Residential School Survivor shares experience during Orange Shirt Day walk in Thunder Bay

Red Rock Indian Band’s Ron Kanutski, with eagle staff, leads the Orange Shirt Day walk from Paterson Park to the site of St. Joseph’s residential school on Sept. 30 in Thunder Bay.
Former Long Lake #58 chief Allen Towegishig speaks at the site of St. Joseph’s residential school in Thunder Bay on Sept. 30 during Orange Shirt Day.

By Rick Garrick

THUNDER BAY – Former Long Lake #58 chief Allen Towegishig shared his experiences at St. Joseph’s residential school during Nishnawbe Aski Nation’s fourth annual Orange Shirt Day walk in Thunder Bay.

“When I first came here I was seven years old,” says Towegishig, who attended St. Joseph’s for three years beginning in 1951. “The first thing they taught us was don’t speak the language. If they caught you speaking Anishinabemowin, they would put soap in your mouth.”

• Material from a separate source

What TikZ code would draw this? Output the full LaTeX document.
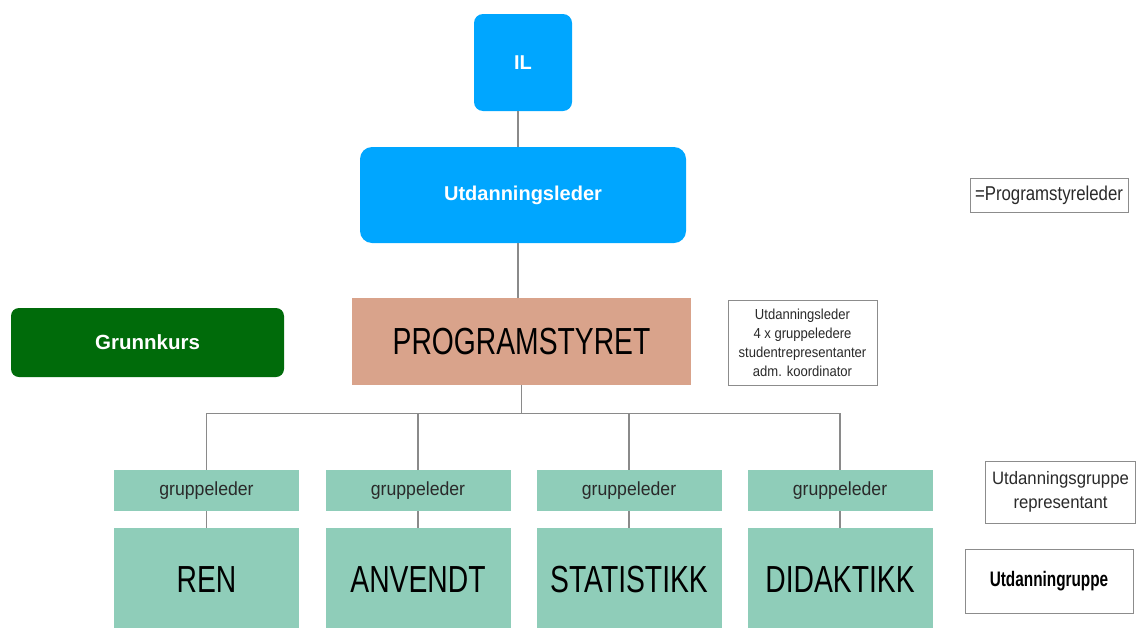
\documentclass[tikz,border=0pt]{standalone}
\usepackage{fontspec}
\setmainfont{Liberation Sans}
\newfontfamily\condbig[FakeStretch=0.75]{Liberation Sans}
\newfontfamily\condmid[FakeStretch=0.93]{Liberation Sans}
\newfontfamily\condsmall[FakeStretch=0.84]{Liberation Sans}
\newfontfamily\condinfo[FakeStretch=0.9]{Liberation Sans}
\newfontfamily\condbold[FakeStretch=0.73]{Liberation Sans Bold}
\definecolor{ilblue}{HTML}{00A6FF}
\definecolor{grgreen}{HTML}{006B0A}
\definecolor{salmon}{HTML}{D9A38B}
\definecolor{teal}{HTML}{8FCDB9}
\definecolor{linegray}{HTML}{8A8A8A}
\definecolor{boxgray}{HTML}{8C8C8C}
\definecolor{txtgray}{HTML}{2A2A2A}
\tikzset{
  bluebox/.style={draw=none, fill=ilblue, rounded corners=9pt, text=white, font=\fontsize{20}{22}\selectfont\bfseries, inner sep=0pt},
  greenbox/.style={draw=none, fill=grgreen, rounded corners=8pt, text=white, font=\fontsize{20.5}{22}\selectfont\bfseries, inner sep=0pt},
  bigbox/.style={draw=none, inner sep=0pt, text=black, font=\condbig\fontsize{37.7}{40}\selectfont},
  gbox/.style={draw=none, fill=teal, inner sep=0pt, minimum width=185pt, minimum height=41pt, text=txtgray, font=\condmid\fontsize{19}{20}\selectfont},
  notebox/.style={draw=boxgray, line width=0.8pt, fill=white, inner sep=0pt, align=center},
  conn/.style={draw=linegray, line width=1.2pt},
}
\begin{document}
\begin{tikzpicture}[x=1pt,y=-1pt]
\useasboundingbox (0,0) rectangle (1136,627);
% top chain
\node[bluebox, minimum width=98pt, minimum height=97pt] (IL) at (523,62.5) {IL};
\node[bluebox, rounded corners=12pt, minimum width=326pt, minimum height=96pt] (UL) at (523,195) {Utdanningsleder};
\node[bigbox, fill=salmon, minimum width=339pt, minimum height=87pt] (PS) at (521.5,341.5) {PROGRAMSTYRET};
\node[greenbox, minimum width=273pt, minimum height=69pt] (GK) at (147.5,342.5) {Grunnkurs};
\draw[conn] ([xshift=-5pt]IL.south) -- ([xshift=-5pt]UL.north);
\draw[conn] ([xshift=-5pt]UL.south) -- ([xshift=-3.5pt]PS.north);
% notes
\node[notebox, minimum width=149pt, minimum height=85pt, text=txtgray, font=\condinfo\fontsize{14.5}{19}\selectfont] (info) at (802.5,342.5)
  {Utdanningsleder\\4 x gruppeledere\\studentrepresentanter\\adm. koordinator};
\node[notebox, minimum width=158pt, minimum height=34pt, text=txtgray, font=\condsmall\fontsize{20}{22}\selectfont] (psl) at (1049,195) {=Programstyreleder};
\node[notebox, minimum width=150pt, minimum height=62pt, text=txtgray, font=\condmid\fontsize{18}{24}\selectfont] (rep) at (1060.5,492) {Utdanningsgruppe\\representant};
\node[notebox, minimum width=168pt, minimum height=64pt, text=black, font=\condbold\fontsize{21}{22}\selectfont] (ug) at (1049,581) {Utdanningruppe};
% groups
\node[gbox] (g1) at (206.5,490.5) {gruppeleder};
\node[gbox] (g2) at (418,490.5) {gruppeleder};
\node[gbox] (g3) at (629,490.5) {gruppeleder};
\node[gbox] (g4) at (840,490.5) {gruppeleder};
\node[bigbox, fill=teal, minimum width=185pt, minimum height=104pt] (b1) at (206.5,580) {REN};
\node[bigbox, fill=teal, minimum width=185pt, minimum height=104pt] (b2) at (418,580) {ANVENDT};
\node[bigbox, fill=teal, minimum width=185pt, minimum height=104pt] (b3) at (629,580) {STATISTIKK};
\node[bigbox, fill=teal, minimum width=185pt, minimum height=104pt] (b4) at (840,580) {DIDAKTIKK};
% tree connectors
\coordinate (bus) at ([yshift=-28pt]PS.south);
\draw[conn] (PS.south) -- (bus);
\draw[conn] (g1.north |- bus) -- (g4.north |- bus);
\foreach \i in {1,2,3,4}{
  \draw[conn] (g\i.north |- bus) -- (g\i.north);
  \draw[conn] (g\i.south) -- (b\i.north);
}
\end{tikzpicture}
\end{document}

Towegishig says he became “very lonely, very sad and depressed” at residential school.

“We couldn’t talk to our brothers and sisters,” Towegishig says, noting that his family was very close before they were sent away to residential school. “As soon as we came to the school we were separated.”

Towegishig says he was also told that the Anishinabe were “no good” when he went to residential school.

“After that I was ashamed to be Anishinabe and I didn’t want to be one,” Towegishig says. “I used to cry a lot. And I used to wet my bed a lot. And if you wet your bed a lot, they made you walk around with a diaper.”

Towegishig says he is now proud to be an Anishinabe person after going on a healing journey in 1974, where he learned more about the Anishinabe culture and ceremonies.

“That’s where I got my Anishinabe name,” Towegishig says. “My Anishinabe name is Miinodin, Gentle Wind.”

Fort William Chief Peter Collins raised the story about how residential school survivor Phyllis (Jack) Webstad had her new orange shirt, which her grandmother had bought for her, taken away on her first day at residential school during his opening comments for the kick-off of the Orange Shirt Day walk at Paterson Park. Orange Shirt Day was named in recognition of Webstad.

“She went to residential school with her orange shirt on and when she got to that school, they took away that shirt,” Collins says. “And as she grew older and wiser and with more teachings, she brought this teaching alive and brought the orange shirt to what it is today. Today is the fifth year I believe of the Orange Shirt movement and the work we have to do together. We always say to all Canadians, it doesn’t matter what race you come from, all of our children matter, all of our children are important to us, all of our children are our future and our next generation.”

Thunder Bay Councillor Frank Pullia, Thunder Bay-Rainy River MP Don Rusnak and NAN Deputy Grand Chief Anna Betty Achneepineskum also spoke at Paterson Park. The walkers then proceeded along Miles St., Vickers St. and Arthur St. to Pope John Paul II Elementary School, the former site of St. Joseph’s residential school, where a ceremony was held for the recently installed monument, which is made from Ruby Lake marble from the Red Rock Indian Band’s quarry.

Ron Morrisseau, a St. Joseph’s residential school survivor, says his experience at residential school still “hurts a lot.”

“I feel a lot of pain when I see this,” Morrisseau says. “It’s something I wanted to forget, but it seems that I can’t forget about it. And I don’t think I ever will. I spent nine years in that school, and it’s something that I can’t forget. Right now it’s hurting.”

Morrisseau says he didn’t like residential school when he was a student and he still doesn’t like it.

“But I have to suffer the consequences,” Morrisseau says. “I have to pay for the mistakes of the people who made it.”